**TASK TO COMPLETE:**
Your output is the lines from the first one to the one containing "const yTickValues = [0, 1.26, 2.52, 3.78, 5.04, 6.3];", repeated exactly, with images left out.

**PROVIDED MATERIAL:**
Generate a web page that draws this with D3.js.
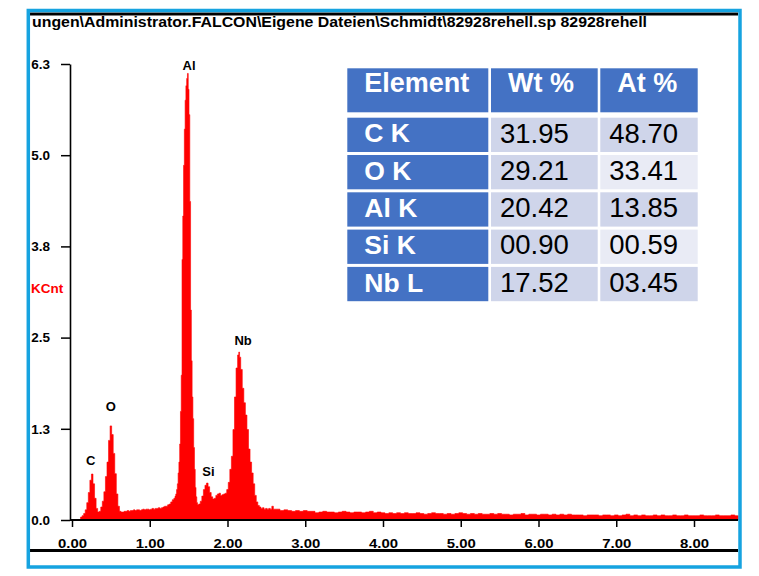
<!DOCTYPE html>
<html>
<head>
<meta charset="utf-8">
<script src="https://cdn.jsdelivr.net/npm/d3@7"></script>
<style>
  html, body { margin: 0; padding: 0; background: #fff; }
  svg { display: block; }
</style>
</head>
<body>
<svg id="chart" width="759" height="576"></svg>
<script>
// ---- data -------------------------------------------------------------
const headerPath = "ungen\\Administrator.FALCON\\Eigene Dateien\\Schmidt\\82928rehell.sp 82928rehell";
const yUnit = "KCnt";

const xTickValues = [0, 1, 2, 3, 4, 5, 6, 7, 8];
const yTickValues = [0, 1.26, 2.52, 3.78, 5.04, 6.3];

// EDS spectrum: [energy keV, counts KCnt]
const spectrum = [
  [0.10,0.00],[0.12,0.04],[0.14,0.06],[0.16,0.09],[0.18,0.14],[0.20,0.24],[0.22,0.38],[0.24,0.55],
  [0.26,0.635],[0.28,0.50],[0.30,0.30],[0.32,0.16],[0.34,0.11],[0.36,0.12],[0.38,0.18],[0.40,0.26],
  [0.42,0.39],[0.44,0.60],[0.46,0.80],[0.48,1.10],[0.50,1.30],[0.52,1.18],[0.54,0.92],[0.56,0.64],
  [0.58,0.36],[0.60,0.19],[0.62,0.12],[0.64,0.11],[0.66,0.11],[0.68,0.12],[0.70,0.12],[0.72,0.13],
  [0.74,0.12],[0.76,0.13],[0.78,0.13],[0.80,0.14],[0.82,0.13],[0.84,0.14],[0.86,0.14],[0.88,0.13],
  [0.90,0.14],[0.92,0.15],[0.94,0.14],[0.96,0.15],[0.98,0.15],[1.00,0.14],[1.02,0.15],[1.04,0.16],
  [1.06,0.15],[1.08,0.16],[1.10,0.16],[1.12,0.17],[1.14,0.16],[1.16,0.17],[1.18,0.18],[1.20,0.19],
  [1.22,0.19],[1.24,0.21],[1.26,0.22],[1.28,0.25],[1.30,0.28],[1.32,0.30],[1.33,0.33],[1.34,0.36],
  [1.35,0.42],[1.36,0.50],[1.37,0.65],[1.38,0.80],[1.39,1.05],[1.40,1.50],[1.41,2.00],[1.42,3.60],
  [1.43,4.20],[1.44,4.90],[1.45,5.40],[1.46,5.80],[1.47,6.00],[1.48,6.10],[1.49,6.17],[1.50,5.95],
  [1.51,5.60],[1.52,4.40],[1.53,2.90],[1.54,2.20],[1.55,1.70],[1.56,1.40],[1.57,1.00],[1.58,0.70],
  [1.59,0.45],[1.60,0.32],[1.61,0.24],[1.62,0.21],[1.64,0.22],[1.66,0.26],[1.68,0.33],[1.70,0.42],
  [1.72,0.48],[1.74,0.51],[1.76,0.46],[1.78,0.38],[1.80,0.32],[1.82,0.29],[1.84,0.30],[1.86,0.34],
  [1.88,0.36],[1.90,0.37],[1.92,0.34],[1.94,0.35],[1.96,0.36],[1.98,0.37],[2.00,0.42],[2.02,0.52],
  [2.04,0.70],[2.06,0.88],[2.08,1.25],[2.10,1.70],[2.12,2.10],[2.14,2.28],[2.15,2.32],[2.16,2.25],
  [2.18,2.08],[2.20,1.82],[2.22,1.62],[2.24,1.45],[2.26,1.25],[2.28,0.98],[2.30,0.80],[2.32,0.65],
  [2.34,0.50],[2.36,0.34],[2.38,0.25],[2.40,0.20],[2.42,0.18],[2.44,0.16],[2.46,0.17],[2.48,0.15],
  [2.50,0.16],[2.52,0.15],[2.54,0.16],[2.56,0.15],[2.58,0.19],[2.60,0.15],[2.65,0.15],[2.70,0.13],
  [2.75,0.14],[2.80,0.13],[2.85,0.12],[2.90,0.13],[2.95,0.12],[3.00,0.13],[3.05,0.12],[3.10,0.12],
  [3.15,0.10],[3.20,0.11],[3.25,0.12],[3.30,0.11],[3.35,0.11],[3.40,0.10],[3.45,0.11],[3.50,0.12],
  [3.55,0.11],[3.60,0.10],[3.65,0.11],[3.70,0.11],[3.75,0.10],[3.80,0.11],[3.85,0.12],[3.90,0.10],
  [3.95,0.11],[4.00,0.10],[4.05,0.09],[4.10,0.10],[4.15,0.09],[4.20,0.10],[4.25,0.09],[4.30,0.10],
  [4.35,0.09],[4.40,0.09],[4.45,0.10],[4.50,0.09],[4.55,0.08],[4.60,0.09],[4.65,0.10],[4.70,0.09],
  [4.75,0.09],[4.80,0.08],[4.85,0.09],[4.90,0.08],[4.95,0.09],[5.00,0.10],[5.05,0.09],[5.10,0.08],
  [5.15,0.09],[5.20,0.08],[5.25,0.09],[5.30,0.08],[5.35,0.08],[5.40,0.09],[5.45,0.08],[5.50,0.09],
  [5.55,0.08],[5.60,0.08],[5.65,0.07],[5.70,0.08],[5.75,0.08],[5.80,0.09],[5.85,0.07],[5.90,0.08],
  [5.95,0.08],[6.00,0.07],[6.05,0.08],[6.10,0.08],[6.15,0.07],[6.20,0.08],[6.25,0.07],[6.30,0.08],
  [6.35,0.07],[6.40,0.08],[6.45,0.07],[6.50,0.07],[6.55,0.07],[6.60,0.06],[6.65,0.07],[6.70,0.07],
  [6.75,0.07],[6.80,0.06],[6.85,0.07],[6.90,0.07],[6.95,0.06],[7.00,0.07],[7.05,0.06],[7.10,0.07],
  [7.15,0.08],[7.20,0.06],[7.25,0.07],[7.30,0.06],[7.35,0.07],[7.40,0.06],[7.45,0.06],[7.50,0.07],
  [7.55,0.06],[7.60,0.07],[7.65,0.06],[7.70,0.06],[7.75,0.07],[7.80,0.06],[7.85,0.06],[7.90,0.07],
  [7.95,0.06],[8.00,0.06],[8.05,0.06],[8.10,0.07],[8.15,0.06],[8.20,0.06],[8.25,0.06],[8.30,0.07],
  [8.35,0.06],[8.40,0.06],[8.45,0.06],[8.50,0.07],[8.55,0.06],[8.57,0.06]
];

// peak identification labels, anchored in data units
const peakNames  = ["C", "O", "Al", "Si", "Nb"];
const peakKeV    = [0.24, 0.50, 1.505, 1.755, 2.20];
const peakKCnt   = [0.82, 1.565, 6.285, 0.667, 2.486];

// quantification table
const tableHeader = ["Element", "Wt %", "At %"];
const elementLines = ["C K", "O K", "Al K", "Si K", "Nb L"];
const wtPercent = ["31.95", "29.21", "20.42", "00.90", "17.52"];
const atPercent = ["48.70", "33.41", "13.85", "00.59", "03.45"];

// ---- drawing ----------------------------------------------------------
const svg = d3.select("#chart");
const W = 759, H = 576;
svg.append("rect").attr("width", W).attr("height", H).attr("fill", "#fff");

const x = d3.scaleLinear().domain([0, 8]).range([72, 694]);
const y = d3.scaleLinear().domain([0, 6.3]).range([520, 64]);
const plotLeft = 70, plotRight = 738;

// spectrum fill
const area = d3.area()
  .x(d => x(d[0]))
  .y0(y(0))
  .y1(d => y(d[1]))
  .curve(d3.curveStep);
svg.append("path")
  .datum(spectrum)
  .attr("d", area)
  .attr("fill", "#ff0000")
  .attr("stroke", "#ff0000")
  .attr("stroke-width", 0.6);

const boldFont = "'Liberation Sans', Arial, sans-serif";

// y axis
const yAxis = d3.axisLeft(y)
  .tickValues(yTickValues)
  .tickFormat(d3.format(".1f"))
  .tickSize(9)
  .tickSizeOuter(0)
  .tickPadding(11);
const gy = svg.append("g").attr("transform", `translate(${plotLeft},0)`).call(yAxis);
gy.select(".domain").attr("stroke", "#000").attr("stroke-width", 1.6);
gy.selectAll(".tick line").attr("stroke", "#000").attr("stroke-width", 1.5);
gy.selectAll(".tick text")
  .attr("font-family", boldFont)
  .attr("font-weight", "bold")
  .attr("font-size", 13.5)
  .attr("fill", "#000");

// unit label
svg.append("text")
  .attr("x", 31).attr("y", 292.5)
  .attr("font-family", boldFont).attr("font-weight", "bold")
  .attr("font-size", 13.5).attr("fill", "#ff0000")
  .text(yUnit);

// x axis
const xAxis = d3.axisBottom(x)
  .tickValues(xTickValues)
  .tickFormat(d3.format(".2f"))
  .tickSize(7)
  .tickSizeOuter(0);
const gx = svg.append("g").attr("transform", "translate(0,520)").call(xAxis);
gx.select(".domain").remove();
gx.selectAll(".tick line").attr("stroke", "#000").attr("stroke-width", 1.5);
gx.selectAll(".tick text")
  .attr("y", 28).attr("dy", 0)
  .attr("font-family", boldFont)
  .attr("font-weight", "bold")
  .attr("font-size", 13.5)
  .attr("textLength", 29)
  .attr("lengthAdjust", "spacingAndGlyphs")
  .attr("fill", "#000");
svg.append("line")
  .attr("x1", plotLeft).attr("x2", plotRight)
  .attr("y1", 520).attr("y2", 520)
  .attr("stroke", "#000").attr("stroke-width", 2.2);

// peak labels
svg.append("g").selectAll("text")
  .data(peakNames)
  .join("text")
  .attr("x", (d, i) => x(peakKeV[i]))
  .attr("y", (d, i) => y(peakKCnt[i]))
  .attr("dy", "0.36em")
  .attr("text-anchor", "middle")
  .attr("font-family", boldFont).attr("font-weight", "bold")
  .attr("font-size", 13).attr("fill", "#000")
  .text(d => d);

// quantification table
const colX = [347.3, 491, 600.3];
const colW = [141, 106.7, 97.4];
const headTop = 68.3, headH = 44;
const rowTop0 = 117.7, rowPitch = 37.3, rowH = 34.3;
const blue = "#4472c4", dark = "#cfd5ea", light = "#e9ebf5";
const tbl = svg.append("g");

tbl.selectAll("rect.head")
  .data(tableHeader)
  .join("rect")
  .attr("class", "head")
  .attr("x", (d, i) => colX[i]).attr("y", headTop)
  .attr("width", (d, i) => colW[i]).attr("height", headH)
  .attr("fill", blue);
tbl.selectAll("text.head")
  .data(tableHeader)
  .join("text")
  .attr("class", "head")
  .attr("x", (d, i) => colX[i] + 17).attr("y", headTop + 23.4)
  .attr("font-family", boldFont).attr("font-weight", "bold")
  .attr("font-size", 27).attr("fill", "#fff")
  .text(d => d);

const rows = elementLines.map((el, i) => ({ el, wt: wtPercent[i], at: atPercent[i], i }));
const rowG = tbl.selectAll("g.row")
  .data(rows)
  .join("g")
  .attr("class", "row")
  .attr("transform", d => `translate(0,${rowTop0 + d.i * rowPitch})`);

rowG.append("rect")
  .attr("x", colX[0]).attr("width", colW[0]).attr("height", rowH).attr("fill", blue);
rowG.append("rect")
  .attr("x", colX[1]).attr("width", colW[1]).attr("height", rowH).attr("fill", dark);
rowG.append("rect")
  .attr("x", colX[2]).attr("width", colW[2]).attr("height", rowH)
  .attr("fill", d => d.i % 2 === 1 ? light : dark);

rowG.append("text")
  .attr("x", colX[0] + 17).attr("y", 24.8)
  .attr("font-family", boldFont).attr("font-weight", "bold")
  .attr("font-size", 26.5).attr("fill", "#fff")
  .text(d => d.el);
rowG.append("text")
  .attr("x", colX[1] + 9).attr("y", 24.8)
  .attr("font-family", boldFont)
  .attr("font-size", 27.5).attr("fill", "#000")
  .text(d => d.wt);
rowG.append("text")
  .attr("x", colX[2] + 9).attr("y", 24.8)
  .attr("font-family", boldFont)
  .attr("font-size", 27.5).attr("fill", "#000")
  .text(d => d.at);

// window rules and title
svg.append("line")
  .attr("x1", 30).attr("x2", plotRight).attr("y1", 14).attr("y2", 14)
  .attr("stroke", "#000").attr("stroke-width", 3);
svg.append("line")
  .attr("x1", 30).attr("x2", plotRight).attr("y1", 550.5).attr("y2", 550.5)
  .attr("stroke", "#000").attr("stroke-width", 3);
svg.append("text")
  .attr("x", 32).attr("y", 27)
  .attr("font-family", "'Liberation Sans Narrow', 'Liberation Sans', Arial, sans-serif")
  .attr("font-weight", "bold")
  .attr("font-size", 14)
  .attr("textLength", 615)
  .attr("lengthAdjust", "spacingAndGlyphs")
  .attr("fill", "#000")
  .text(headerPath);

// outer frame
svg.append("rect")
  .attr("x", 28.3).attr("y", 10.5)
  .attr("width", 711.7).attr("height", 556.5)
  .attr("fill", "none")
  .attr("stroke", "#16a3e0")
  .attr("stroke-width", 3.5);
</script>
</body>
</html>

**SOLUTION TO THIS TASK:**
Generate a web page that draws this with D3.js.
<!DOCTYPE html>
<html>
<head>
<meta charset="utf-8">
<script src="https://cdn.jsdelivr.net/npm/d3@7"></script>
<style>
  html, body { margin: 0; padding: 0; background: #fff; }
  svg { display: block; }
</style>
</head>
<body>
<svg id="chart" width="759" height="576"></svg>
<script>
// ---- data -------------------------------------------------------------
const headerPath = "ungen\\Administrator.FALCON\\Eigene Dateien\\Schmidt\\82928rehell.sp 82928rehell";
const yUnit = "KCnt";

const xTickValues = [0, 1, 2, 3, 4, 5, 6, 7, 8];
const yTickValues = [0, 1.26, 2.52, 3.78, 5.04, 6.3];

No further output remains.